Look through the records below, and copy out every line that holds the string "seaborn".

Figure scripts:
++++++++++

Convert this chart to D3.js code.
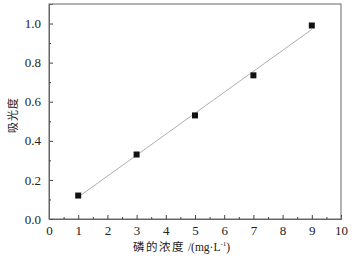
<!DOCTYPE html>
<html>
<head>
<meta charset="utf-8">
<script src="https://cdn.jsdelivr.net/npm/d3@7"></script>
<style>
  body { margin: 0; background: #fff; }
  svg text { fill: #222; }
</style>
</head>
<body>
<div id="chart"></div>
<script>
// Data
const concentration = [1, 3, 5, 7, 9];
const absorbance = [0.12, 0.33, 0.53, 0.735, 0.99];
const xTicks = [0, 1, 2, 3, 4, 5, 6, 7, 8, 9, 10];
const yTicks = [0, 0.2, 0.4, 0.6, 0.8, 1.0];

const serif = '"Liberation Serif", "DejaVu Serif", serif';
const cjk = '"Noto Sans CJK SC", sans-serif';

const width = 354, height = 262;
const margin = { top: 4, right: 13, bottom: 43, left: 49 };
const innerW = width - margin.left - margin.right;
const innerH = height - margin.top - margin.bottom;

const svg = d3.select('#chart').append('svg')
    .attr('width', width)
    .attr('height', height);

const chart = svg.append('g')
    .attr('transform', `translate(${margin.left}, ${margin.top})`);

const scaleX = d3.scaleLinear().domain([0, 10.0]).range([0, innerW]);
const scaleY = d3.scaleLinear().domain([0, 1.1]).range([innerH, 0]);

// frame
chart.append('rect')
    .attr('width', innerW).attr('height', innerH)
    .attr('fill', 'none').attr('stroke', '#666').attr('stroke-width', 1);

// axes with inward ticks
const axisX = chart.append('g')
    .attr('transform', `translate(0, ${innerH})`)
    .call(d3.axisBottom(scaleX).tickValues(xTicks).tickSize(-4).tickPadding(7).tickFormat(d3.format('d')));
const axisXMinor = chart.append('g')
    .attr('transform', `translate(0, ${innerH})`)
    .call(d3.axisBottom(scaleX).tickValues(d3.range(0.5, 10, 1)).tickSize(-2).tickFormat(''));

const axisY = chart.append('g')
    .call(d3.axisLeft(scaleY).tickValues(yTicks).tickSize(-4).tickPadding(8).tickFormat(d3.format('.1f')));
const axisYMinor = chart.append('g')
    .call(d3.axisLeft(scaleY).tickValues(d3.range(0.1, 1.1, 0.2)).tickSize(-2).tickFormat(''));

[axisX, axisXMinor, axisY, axisYMinor].forEach(a => {
    a.attr('font-family', serif).attr('font-size', 13);
    a.select('.domain').attr('stroke', '#666');
    a.selectAll('.tick line').attr('stroke', '#444');
    a.selectAll('.tick text').attr('fill', '#222');
});

// linear fit line
const mx = d3.mean(concentration), my = d3.mean(absorbance);
const slope = d3.sum(concentration, (x, i) => (x - mx) * (absorbance[i] - my)) /
    d3.sum(concentration, x => (x - mx) * (x - mx));
const intercept = my - slope * mx;
chart.append('path')
    .datum(d3.extent(concentration))
    .attr('d', d3.line().x(d => scaleX(d)).y(d => scaleY(intercept + slope * d)))
    .attr('fill', 'none')
    .attr('stroke', '#999')
    .attr('stroke-width', 0.8);

// points
chart.selectAll('rect.pt')
    .data(concentration)
    .join('rect')
    .classed('pt', true)
    .attr('x', d => scaleX(d) - 3)
    .attr('y', (d, i) => scaleY(absorbance[i]) - 3)
    .attr('width', 6).attr('height', 6)
    .attr('fill', '#111');

// labels
const xl = svg.append('text')
    .attr('x', 133)
    .attr('y', 251)
    .attr('font-size', 11.5)
    .attr('font-family', serif);
xl.append('tspan').attr('font-family', cjk).attr('letter-spacing', 1.5).text('磷的浓度');
xl.append('tspan').text(' /(mg·L');
xl.append('tspan').attr('dy', -5).attr('font-size', 7).text('-1');
xl.append('tspan').attr('dy', 5).text(')');

svg.append('text')
    .attr('transform', `translate(17, 115) rotate(-90)`)
    .attr('text-anchor', 'middle')
    .attr('font-size', 11)
    .attr('font-family', cjk)
    .attr('letter-spacing', 1)
    .text('吸光度');
</script>
</body>
</html>
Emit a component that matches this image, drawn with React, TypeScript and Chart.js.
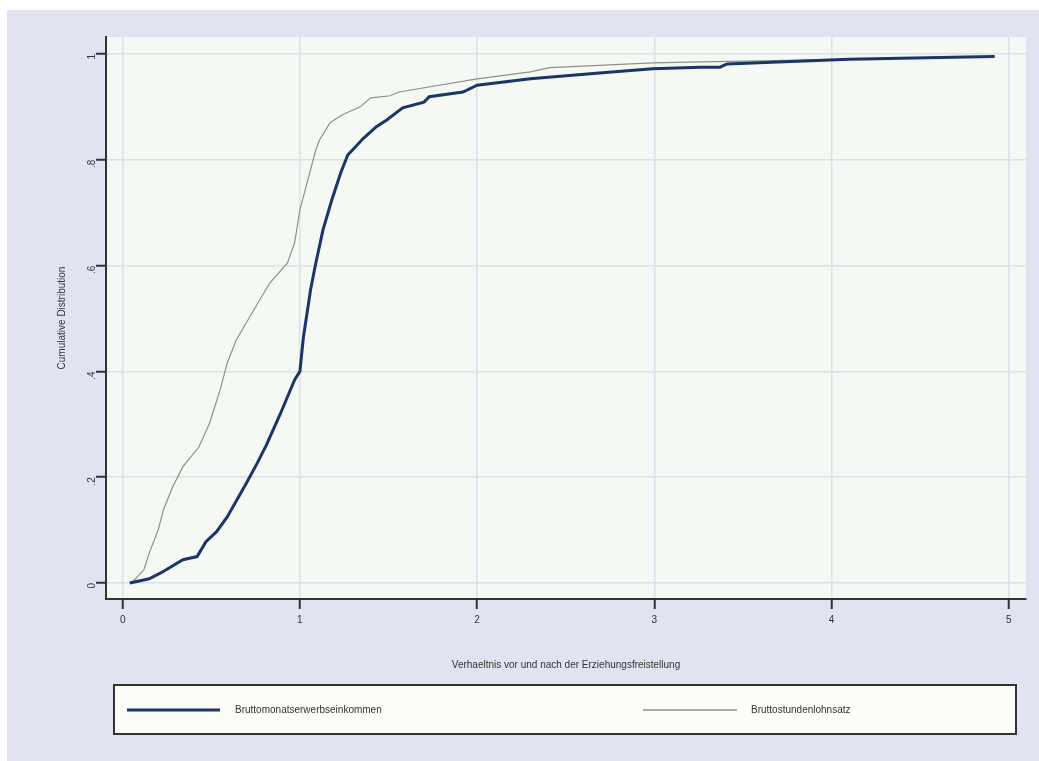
import React, { useEffect, useRef } from "react";
import { Chart, registerables } from "chart.js";

Chart.register(...registerables);

const seriesLabels = ["Bruttomonatserwerbseinkommen", "Bruttostundenlohnsatz"];

const monatX = [0.04, 0.15, 0.22, 0.34, 0.42, 0.47, 0.53, 0.59, 0.7, 0.76, 0.81, 0.89, 0.97, 1.0, 1.02, 1.06, 1.09, 1.13, 1.18, 1.23, 1.27, 1.36, 1.43, 1.49, 1.58, 1.7, 1.73, 1.92, 2.0, 2.3, 2.69, 2.99, 3.26, 3.37, 3.41, 4.1, 4.76, 4.92];
const monatY = [0, 0.008, 0.02, 0.044, 0.05, 0.078, 0.097, 0.125, 0.19, 0.227, 0.26, 0.32, 0.384, 0.4, 0.465, 0.554, 0.605, 0.667, 0.724, 0.775, 0.809, 0.841, 0.862, 0.875, 0.898, 0.909, 0.919, 0.928, 0.941, 0.953, 0.964, 0.972, 0.975, 0.975, 0.981, 0.99, 0.994, 0.995];

const stundeX = [0.05, 0.12, 0.15, 0.2, 0.23, 0.28, 0.34, 0.43, 0.49, 0.55, 0.59, 0.64, 0.74, 0.83, 0.93, 0.97, 1.0, 1.04, 1.09, 1.11, 1.17, 1.24, 1.34, 1.4, 1.51, 1.56, 2.0, 2.3, 2.41, 2.99, 3.26, 3.6, 4.1, 4.92];
const stundeY = [0, 0.025, 0.057, 0.1, 0.138, 0.18, 0.22, 0.257, 0.302, 0.365, 0.416, 0.459, 0.516, 0.567, 0.605, 0.643, 0.705, 0.756, 0.819, 0.837, 0.87, 0.885, 0.9, 0.917, 0.921, 0.928, 0.953, 0.966, 0.974, 0.983, 0.985, 0.987, 0.99, 0.995];

const xTicks = [0, 1, 2, 3, 4, 5];
const yTicks = [0, 0.2, 0.4, 0.6, 0.8, 1];
const yTickLabels = ["0", ".2", ".4", ".6", ".8", "1"];

const xTitle = "Verhaeltnis vor und nach der Erziehungsfreistellung";
const yTitle = "Cumulative Distribution";

const FONT = "'Liberation Sans', Arial, sans-serif";
const NAVY = "#1b3566";
const GREY = "#8d918a";
const GREY_LEGEND = "#a9ada6";
const TEXT = "#333333";

const bgPlugin = {
  id: "stataBg",
  beforeDraw(chart: any) {
    const { ctx, chartArea } = chart;
    ctx.save();
    ctx.fillStyle = "#ffffff";
    ctx.fillRect(0, 0, chart.width, chart.height);
    ctx.fillStyle = "#e1e4f0";
    ctx.fillRect(7, 10, chart.width - 7, chart.height - 10);
    ctx.fillStyle = "#f5f9f4";
    ctx.fillRect(chartArea.left, chartArea.top, chartArea.right - chartArea.left, chartArea.bottom - chartArea.top);
    ctx.restore();
  },
  afterDraw(chart: any) {
    const { ctx } = chart;
    const ds = chart.data.datasets;
    ctx.save();
    // legend box
    const bx = 114, by = 685, bw = 902, bh = 49;
    ctx.fillStyle = "#fbfdf8";
    ctx.fillRect(bx, by, bw, bh);
    ctx.strokeStyle = "#333333";
    ctx.lineWidth = 2;
    ctx.strokeRect(bx, by, bw, bh);
    const cy = by + bh / 2 + 0.5;
    const items = [
      { x1: 127, x2: 220, tx: 235, color: NAVY, w: 3, label: ds[0].label },
      { x1: 643, x2: 737, tx: 751, color: GREY_LEGEND, w: 2, label: ds[1].label },
    ];
    ctx.font = `10px ${FONT}`;
    ctx.textBaseline = "middle";
    ctx.textAlign = "left";
    for (const it of items) {
      ctx.strokeStyle = it.color;
      ctx.lineWidth = it.w;
      ctx.beginPath();
      ctx.moveTo(it.x1, cy);
      ctx.lineTo(it.x2, cy);
      ctx.stroke();
      ctx.fillStyle = TEXT;
      ctx.fillText(it.label, it.tx, cy);
    }
    ctx.restore();
  },
};

export default function App() {
  const ref = useRef<HTMLCanvasElement | null>(null);

  useEffect(() => {
    if (!ref.current) return;
    const chart = new Chart(ref.current, {
      type: "line",
      data: {
        datasets: [
          {
            label: seriesLabels[0],
            data: monatX.map((x, i) => ({ x, y: monatY[i] })),
            borderColor: NAVY,
            borderWidth: 3,
            pointRadius: 0,
            tension: 0,
            fill: false,
          },
          {
            label: seriesLabels[1],
            data: stundeX.map((x, i) => ({ x, y: stundeY[i] })),
            borderColor: GREY,
            borderWidth: 1.2,
            pointRadius: 0,
            tension: 0,
            fill: false,
          },
        ],
      },
      options: {
        animation: false,
        responsive: false,
        maintainAspectRatio: false,
        layout: { padding: { left: 56, top: 37, right: 13, bottom: 90 } },
        plugins: { legend: { display: false }, tooltip: { enabled: false } },
        scales: {
          x: {
            type: "linear",
            min: -0.094,
            max: 5.097,
            afterBuildTicks: (s: any) => {
              s.ticks = xTicks.map((v) => ({ value: v }));
            },
            afterFit: (s: any) => {
              s.height = 72;
            },
            ticks: {
              color: TEXT,
              font: { family: FONT, size: 10 },
              padding: 5,
              maxRotation: 0,
              minRotation: 0,
              callback: (v: any) => String(v),
            },
            grid: {
              color: "#dde0ea",
              lineWidth: 1.5,
              tickColor: "#333333",
              tickWidth: 2,
              tickLength: 10,
            },
            border: { color: "#333333", width: 2 },
            title: {
              display: true,
              text: xTitle,
              color: TEXT,
              font: { family: FONT, size: 10 },
              padding: 0,
            },
          },
          y: {
            type: "linear",
            min: -0.0302,
            max: 1.032,
            afterBuildTicks: (s: any) => {
              s.ticks = yTicks.map((v) => ({ value: v }));
            },
            afterFit: (s: any) => {
              s.width = 50;
            },
            ticks: {
              color: TEXT,
              font: { family: FONT, size: 10 },
              padding: 4,
              minRotation: 90,
              maxRotation: 90,
              callback: (v: any) => {
                const i = yTicks.findIndex((t) => Math.abs(t - v) < 1e-9);
                return i >= 0 ? yTickLabels[i] : "";
              },
            },
            grid: {
              color: "#dde0ea",
              lineWidth: 1.5,
              tickColor: "#333333",
              tickWidth: 2,
              tickLength: 10,
            },
            border: { color: "#333333", width: 2 },
            title: {
              display: true,
              text: yTitle,
              color: TEXT,
              font: { family: FONT, size: 10 },
              padding: 0,
            },
          },
        },
      },
      plugins: [bgPlugin],
    } as any);
    return () => chart.destroy();
  }, []);

  return (
    <div style={{ position: "absolute", left: 0, top: 0, width: 1039, height: 761 }}>
      <canvas ref={ref} width={1039} height={761} style={{ display: "block", width: 1039, height: 761 }} />
    </div>
  );
}
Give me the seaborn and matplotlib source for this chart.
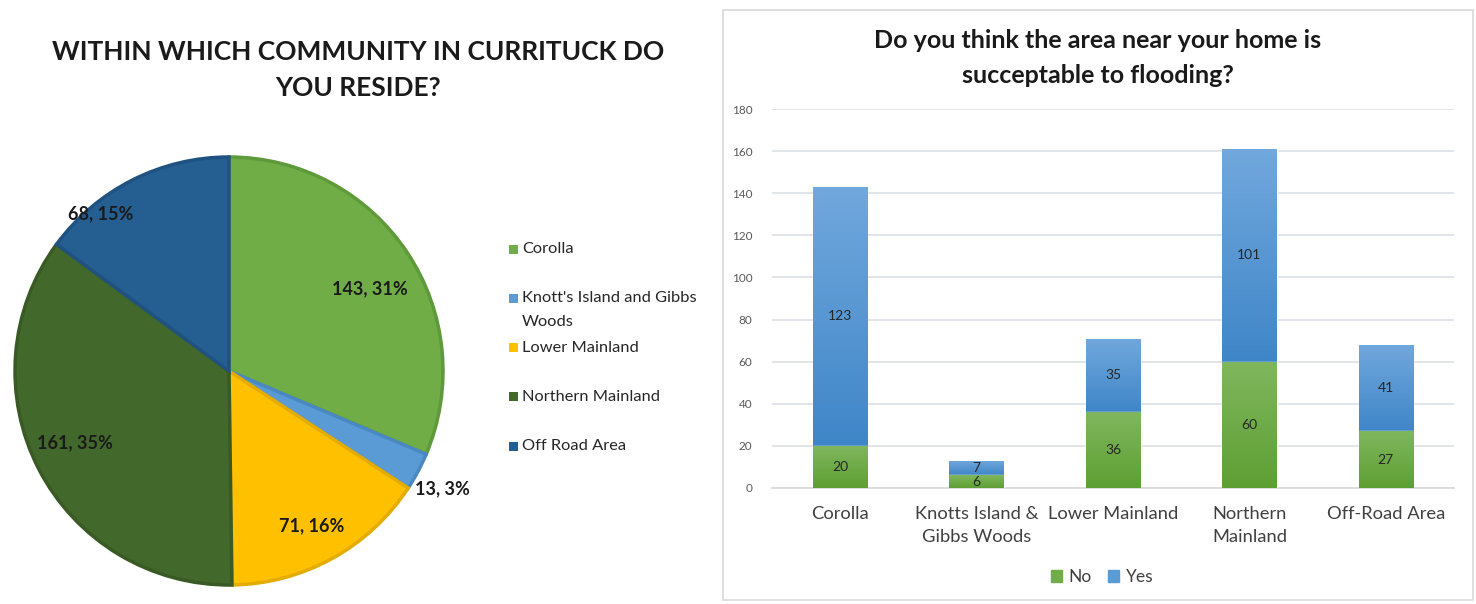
import numpy as np
import pandas as pd
import matplotlib
matplotlib.use("Agg")
import matplotlib.pyplot as plt
from matplotlib.colors import LinearSegmentedColormap
from matplotlib.patches import Rectangle
import seaborn as sns

# ---- data ----
communities = ["Corolla", "Knott's Island and Gibbs Woods", "Lower Mainland",
               "Northern Mainland", "Off Road Area"]
residents = [143, 13, 71, 161, 68]

flood_cats = ["Corolla", "Knotts Island &\nGibbs Woods", "Lower Mainland",
              "Northern\nMainland", "Off-Road Area"]
flood_no = [20, 6, 36, 60, 27]
flood_yes = [123, 7, 35, 101, 41]
y_ticks = [0, 20, 40, 60, 80, 100, 120, 140, 160, 180]

pie_colors = ["#70AD47", "#5B9BD5", "#FFC000", "#43682B", "#255E91"]
pie_edges = ["#5E9A3A", "#4A88C2", "#E5AC00", "#3A5A25", "#1F5281"]

sns.set_theme(style="white")
plt.rcParams["font.family"] = ["Lato", "DejaVu Sans"]

W, H = 1476, 604
fig = plt.figure(figsize=(W / 100, H / 100), dpi=100)


def fx(px):
    return px / W


def fy(py):
    return 1 - py / H


# ---- pie: community of residence ----
R = 214
cx, cy = 229, 371
pax = fig.add_axes([fx(cx - R), fy(cy + R), 2 * R / W, 2 * R / H])
wedges, _ = pax.pie(residents, colors=pie_colors, startangle=90,
                    counterclock=False, radius=1,
                    wedgeprops=dict(linewidth=2.5))
for w, ec in zip(wedges, pie_edges):
    w.set_edgecolor(ec)
pax.set_xlim(-1, 1)
pax.set_ylim(-1, 1)
pax.set_aspect("equal")
pax.axis("off")

total = sum(residents)
label_r = [0.76, 1.14, 0.82, 0.795, 0.95]
label_shift = [-3.3, -0.7, -0.6, -2.2, 12.4]
for w, v, r, sh in zip(wedges, residents, label_r, label_shift):
    ang = np.deg2rad((w.theta1 + w.theta2) / 2 + sh)
    pax.text(r * np.cos(ang), r * np.sin(ang),
             f"{v}, {round(100 * v / total)}%",
             ha="center", va="center", fontsize=13, fontweight="bold",
             color="#1a1a1a", clip_on=False)

fig.text(fx(358), fy(70),
         "WITHIN WHICH COMMUNITY IN CURRITUCK DO\nYOU RESIDE?",
         ha="center", va="center", fontsize=19, fontweight="bold",
         color="#1a1a1a", linespacing=1.55)

# pie legend
leg_y0, leg_step = 249, 49.25
for i, (name, col) in enumerate(zip(communities, pie_colors)):
    y = leg_y0 + i * leg_step
    fig.patches.append(Rectangle((fx(509), fy(y + 4.5)), 9 / W, 9 / H,
                                 transform=fig.transFigure,
                                 facecolor=col, edgecolor="none"))
    text = "Knott's Island and Gibbs\nWoods" if i == 1 else name
    fig.text(fx(522), fy(y - 7), text, ha="left", va="top",
             fontsize=11.8, color="#262626", linespacing=1.85)

# ---- stacked bars: flooding perception ----
fig.patches.append(Rectangle((fx(723), fy(600)), 750 / W, 590 / H,
                             transform=fig.transFigure, facecolor="none",
                             edgecolor="#D9D9D9", linewidth=1.2))

bax = fig.add_axes([fx(772), fy(488), 682 / W, 379 / H])
df = pd.DataFrame({"cat": flood_cats, "No": flood_no, "Yes": flood_yes})
df["Total"] = df["No"] + df["Yes"]

sns.barplot(data=df, x="cat", y="Total", color="#5B9BD5", width=0.4,
            saturation=1, ax=bax, zorder=2)
sns.barplot(data=df, x="cat", y="No", color="#70AD47", width=0.4,
            saturation=1, ax=bax, zorder=3)

blue_cmap = LinearSegmentedColormap.from_list("b", ["#3F86C8", "#71A8DD"])
green_cmap = LinearSegmentedColormap.from_list("g", ["#5E9F33", "#80B75E"])
n = len(df)
patches = list(bax.patches)
for k, p in enumerate(patches):
    cmap = blue_cmap if k < n else green_cmap
    x0, y0 = p.get_x(), p.get_y()
    wdt, hgt = p.get_width(), p.get_height()
    if k < n:
        # gradient over the "Yes" segment only
        y0 = df["No"].iloc[k]
        hgt = df["Yes"].iloc[k]
    grad = np.linspace(0, 1, 256).reshape(-1, 1)
    im = bax.imshow(grad, cmap=cmap, origin="lower", aspect="auto",
                    extent=[x0, x0 + wdt, y0, y0 + hgt],
                    zorder=p.get_zorder() + 0.5)
    im.set_clip_path(p)

for i in range(n):
    no, yes = df["No"].iloc[i], df["Yes"].iloc[i]
    bax.text(i, no / 2, f"{no}", ha="center", va="center", fontsize=10,
             color="#262626", zorder=10)
    bax.text(i, no + yes / 2, f"{yes}", ha="center", va="center",
             fontsize=10, color="#262626", zorder=10)

bax.set_xlim(-0.5, n - 0.5)
bax.set_ylim(0, 180)
bax.set_yticks(y_ticks)
bax.yaxis.grid(True, color="#DCE0E6", linewidth=1.2, zorder=0)
bax.set_axisbelow(True)
bax.set_xlabel("")
bax.set_ylabel("")
for s in ["top", "right", "left"]:
    bax.spines[s].set_visible(False)
bax.spines["bottom"].set_color("#D9D9D9")
bax.tick_params(axis="y", labelsize=8.5, labelcolor="#595959", length=0, pad=14)
bax.tick_params(axis="x", labelsize=13.2, labelcolor="#404040", length=0, pad=13)
for t in bax.get_xticklabels():
    t.set_linespacing(1.5)

fig.text(fx(1098), fy(58),
         "Do you think the area near your home is\nsucceptable to flooding?",
         ha="center", va="center", fontsize=18, fontweight="bold",
         color="#1a1a1a", linespacing=1.58)

handles = [Rectangle((0, 0), 1, 1, color="#70AD47"),
           Rectangle((0, 0), 1, 1, color="#5B9BD5")]
fig.legend(handles, ["No", "Yes"], loc="center",
           bbox_to_anchor=(fx(1102), fy(577)), ncol=2, frameon=False,
           fontsize=12.5, handlelength=0.65, handleheight=0.65,
           handletextpad=0.4, columnspacing=0.9, labelcolor="#404040")

fig.savefig("out.png", dpi=100, facecolor="white")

++++++++++

*CORRECT RESULT*:
Give me the seaborn and matplotlib source for this chart.
import seaborn as sns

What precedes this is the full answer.